- [The task]:
Copy out each line below that has the word "chart" in it.

- [Recorded data]:
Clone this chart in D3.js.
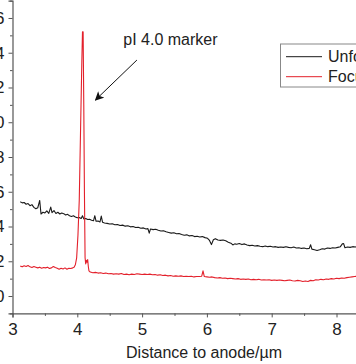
<!DOCTYPE html>
<html>
<head>
<meta charset="utf-8">
<script src="https://cdn.jsdelivr.net/npm/d3@7/dist/d3.min.js"></script>
<style>
  html, body { margin: 0; padding: 0; background: #fff; overflow: hidden; }
  svg { display: block; font-family: "Liberation Sans", Arial, sans-serif; }
</style>
</head>
<body>
<svg id="chart" width="356" height="364"></svg>
<script>
// ---- data ----
const xTicks = [3, 4, 5, 6, 7, 8];
const yTicks = [0, 2, 4, 6, 8, 10, 12, 14, 16];
const seriesNames = ["Unfocused", "Focused"];
const seriesColors = ["#1a1a1a", "#e3202b"];

const unfocusedX = [3.12,3.15,3.18,3.21,3.24,3.27,3.30,3.33,3.36,3.39,3.42,3.44,3.47,3.50,3.53,3.56,3.59,3.61,3.64,3.67,3.70,3.73,3.76,3.79,3.82,3.85,3.88,3.91,3.94,3.97,4.00,4.03,4.06,4.08,4.10,4.13,4.16,4.19,4.22,4.25,4.27,4.29,4.32,4.35,4.37,4.39,4.42,4.46,4.50,4.54,4.58,4.62,4.66,4.70,4.74,4.78,4.82,4.86,4.90,4.94,4.98,5.02,5.06,5.09,5.11,5.13,5.17,5.21,5.25,5.29,5.33,5.37,5.41,5.45,5.49,5.53,5.57,5.61,5.65,5.69,5.73,5.77,5.81,5.85,5.89,5.93,5.97,6.01,6.04,6.07,6.10,6.13,6.17,6.21,6.25,6.29,6.33,6.37,6.40,6.43,6.46,6.50,6.54,6.58,6.62,6.66,6.70,6.74,6.78,6.82,6.86,6.90,6.94,6.98,7.02,7.06,7.10,7.14,7.18,7.22,7.26,7.30,7.34,7.38,7.42,7.46,7.50,7.54,7.58,7.60,7.62,7.66,7.70,7.74,7.78,7.82,7.86,7.90,7.94,7.98,8.02,8.06,8.09,8.11,8.13,8.17,8.21,8.25,8.29,8.33,8.37,8.41,8.45];
const unfocusedY = [5.42,5.36,5.38,5.28,5.32,5.20,5.26,5.10,5.02,5.08,5.50,4.72,4.82,4.78,4.90,4.76,5.12,4.80,4.92,4.75,4.82,4.72,4.78,4.74,4.66,4.70,4.62,4.58,4.62,4.55,4.50,4.52,4.46,4.62,4.44,4.46,4.40,4.42,4.36,4.33,4.62,4.30,4.32,4.26,4.60,4.24,4.20,4.18,4.14,4.16,4.10,4.12,4.06,4.08,4.02,4.04,3.98,4.00,3.94,3.96,3.90,3.92,3.86,3.88,3.62,3.86,3.82,3.84,3.78,3.74,3.76,3.70,3.66,3.62,3.64,3.58,3.60,3.54,3.50,3.52,3.46,3.48,3.42,3.44,3.40,3.42,3.36,3.32,3.20,2.96,3.24,3.30,3.22,3.20,3.22,3.18,3.10,3.04,2.94,3.00,2.98,3.02,2.96,3.00,2.94,2.90,2.92,2.88,2.90,2.86,2.84,2.88,2.84,2.86,2.82,2.84,2.80,2.82,2.80,2.84,2.80,2.78,2.82,2.76,2.78,2.74,2.76,2.72,2.74,2.95,2.70,2.66,2.62,2.66,2.72,2.70,2.76,2.74,2.78,2.76,2.80,2.84,3.00,3.02,2.78,2.82,2.80,2.84,2.82,2.86,2.84,2.86,2.84];

const focusedX = [3.12,3.15,3.18,3.21,3.24,3.27,3.30,3.33,3.36,3.39,3.42,3.45,3.48,3.51,3.54,3.57,3.60,3.63,3.66,3.69,3.72,3.75,3.78,3.81,3.84,3.87,3.90,3.93,3.95,3.97,3.99,4.01,4.03,4.05,4.07,4.08,4.09,4.10,4.11,4.12,4.13,4.14,4.15,4.16,4.17,4.18,4.20,4.24,4.28,4.32,4.36,4.40,4.44,4.48,4.52,4.56,4.60,4.64,4.68,4.72,4.76,4.80,4.84,4.88,4.92,4.96,5.00,5.04,5.08,5.12,5.16,5.20,5.24,5.28,5.32,5.36,5.40,5.44,5.48,5.52,5.56,5.60,5.64,5.68,5.72,5.76,5.80,5.84,5.88,5.92,5.94,5.96,6.00,6.04,6.08,6.12,6.16,6.20,6.24,6.28,6.32,6.36,6.40,6.44,6.48,6.52,6.56,6.60,6.64,6.68,6.72,6.76,6.80,6.84,6.88,6.92,6.96,7.00,7.04,7.08,7.12,7.16,7.20,7.24,7.28,7.32,7.36,7.40,7.44,7.48,7.52,7.56,7.60,7.64,7.68,7.72,7.76,7.80,7.84,7.88,7.92,7.96,8.00,8.04,8.08,8.12,8.16,8.20,8.24,8.28,8.32,8.36,8.40,8.45];
const focusedY = [1.72,1.68,1.74,1.70,1.76,1.68,1.64,1.70,1.66,1.62,1.66,1.60,1.64,1.62,1.66,1.58,1.62,1.70,1.64,1.60,1.54,1.60,1.56,1.62,1.54,1.60,1.58,1.62,1.66,1.80,2.20,3.50,5.50,9.50,13.5,15.2,15.2,11.0,6.0,2.2,1.85,2.05,1.95,2.10,1.70,1.45,1.38,1.34,1.36,1.32,1.34,1.30,1.32,1.28,1.30,1.26,1.28,1.26,1.30,1.24,1.26,1.22,1.26,1.24,1.28,1.26,1.24,1.26,1.24,1.26,1.22,1.24,1.20,1.22,1.18,1.20,1.16,1.18,1.14,1.16,1.14,1.16,1.12,1.14,1.12,1.14,1.10,1.12,1.12,1.14,1.45,1.12,1.10,1.08,1.10,1.06,1.04,1.06,1.02,1.04,1.00,1.02,1.00,0.98,1.00,0.96,0.98,0.96,0.98,0.94,0.96,0.94,0.96,0.92,0.94,0.92,0.94,0.90,0.92,0.90,0.92,0.90,0.88,0.90,0.92,0.88,0.86,0.90,0.88,0.84,0.86,0.84,0.90,0.88,0.94,0.92,0.96,0.94,0.98,0.96,1.00,0.98,1.02,1.00,1.04,1.02,1.06,1.08,1.10,1.12,1.14,1.12,1.14,1.14];

// annotation (data units)
const annotationText = "pI 4.0 marker";
const annotationPos = [4.71, 14.42];
const arrowFrom = [4.92, 13.58];
const arrowTo = [4.28, 11.28];

const xTitle = "Distance to anode/µm";

// ---- drawing ----
const svg = d3.select("#chart");
const x = d3.scaleLinear().domain([3, 8.5]).range([12.5, 368.9]);
const y = d3.scaleLinear().domain([-1, 17]).range([313.4, 0.6]);

const axisColor = "#555";
const font = "Liberation Sans, Arial, sans-serif";

svg.append("defs").append("marker")
  .attr("id", "arrowhead").attr("viewBox", "0 0 10 10")
  .attr("refX", 9).attr("refY", 5)
  .attr("markerWidth", 9).attr("markerHeight", 9)
  .attr("markerUnits", "userSpaceOnUse")
  .attr("orient", "auto")
  .append("path").attr("d", "M0,0 L10,5 L0,10 L2.5,5 Z").attr("fill", "#111");

// minor ticks
const xMinor = d3.range(3, 8.6, 0.5).filter(v => !xTicks.includes(v));
const yMinor = d3.range(-1, 17.1, 1).filter(v => !yTicks.includes(v));

// x axis
const gx = svg.append("g").attr("transform", `translate(0,${y(-1)})`);
gx.call(d3.axisBottom(x).tickValues(xTicks).tickSize(4).tickPadding(6).tickFormat(d3.format("d")));
gx.append("g").call(d3.axisBottom(x).tickValues(xMinor).tickSize(2.5).tickFormat(""))
  .select(".domain").remove();
gx.selectAll(".domain").attr("stroke", axisColor).attr("stroke-width", 1.2);
gx.selectAll(".tick line").attr("stroke", axisColor).attr("stroke-width", 1);
gx.selectAll(".tick text").attr("font-size", 17).attr("font-family", font).attr("fill", "#222");

// y axis
const gy = svg.append("g").attr("transform", `translate(${x(3)},0)`);
gy.call(d3.axisLeft(y).tickValues(yTicks).tickSize(4).tickPadding(4).tickFormat(d3.format("d")));
gy.append("g").call(d3.axisLeft(y).tickValues(yMinor).tickSize(2.5).tickFormat(""))
  .select(".domain").remove();
gy.selectAll(".domain").attr("stroke", axisColor).attr("stroke-width", 1.2);
gy.selectAll(".tick line").attr("stroke", axisColor).attr("stroke-width", 1);
gy.selectAll(".tick text").attr("font-size", 17).attr("font-family", font).attr("fill", "#222");

// x title
svg.append("text").attr("x", 204).attr("y", 358)
  .attr("text-anchor", "middle").attr("font-size", 16).attr("font-family", font)
  .attr("fill", "#222").text(xTitle);

// series
const line = d3.line().x(d => x(d[0])).y(d => y(d[1]));
const series = [
  d3.zip(unfocusedX, unfocusedY),
  d3.zip(focusedX, focusedY)
];
series.forEach((pts, i) => {
  svg.append("path").datum(pts)
    .attr("fill", "none").attr("stroke", seriesColors[i])
    .attr("stroke-width", 1.1).attr("stroke-linejoin", "round")
    .attr("d", line);
});

// annotation
svg.append("text").attr("x", x(annotationPos[0])).attr("y", y(annotationPos[1]))
  .attr("font-size", 16).attr("font-family", font).attr("fill", "#222")
  .text(annotationText);
svg.append("line")
  .attr("x1", x(arrowFrom[0])).attr("y1", y(arrowFrom[1]))
  .attr("x2", x(arrowTo[0])).attr("y2", y(arrowTo[1]))
  .attr("stroke", "#111").attr("stroke-width", 1)
  .attr("marker-end", "url(#arrowhead)");

// legend
const lg = svg.append("g").attr("transform", "translate(280.5,44)");
lg.append("rect").attr("width", 110).attr("height", 43)
  .attr("fill", "#fff").attr("stroke", "#888").attr("stroke-width", 1);
seriesNames.forEach((name, i) => {
  const yy = 12.7 + i * 20;
  lg.append("line").attr("x1", 5.5).attr("x2", 41.5).attr("y1", yy).attr("y2", yy)
    .attr("stroke", seriesColors[i]).attr("stroke-width", 1);
  lg.append("text").attr("x", 47.5).attr("y", yy + 5.5)
    .attr("font-size", 16).attr("font-family", font).attr("fill", "#222").text(name);
});
</script>
</body>
</html>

- [Task response]:
Clone this chart in D3.js.
<svg id="chart" width="356" height="364"></svg>
const svg = d3.select("#chart");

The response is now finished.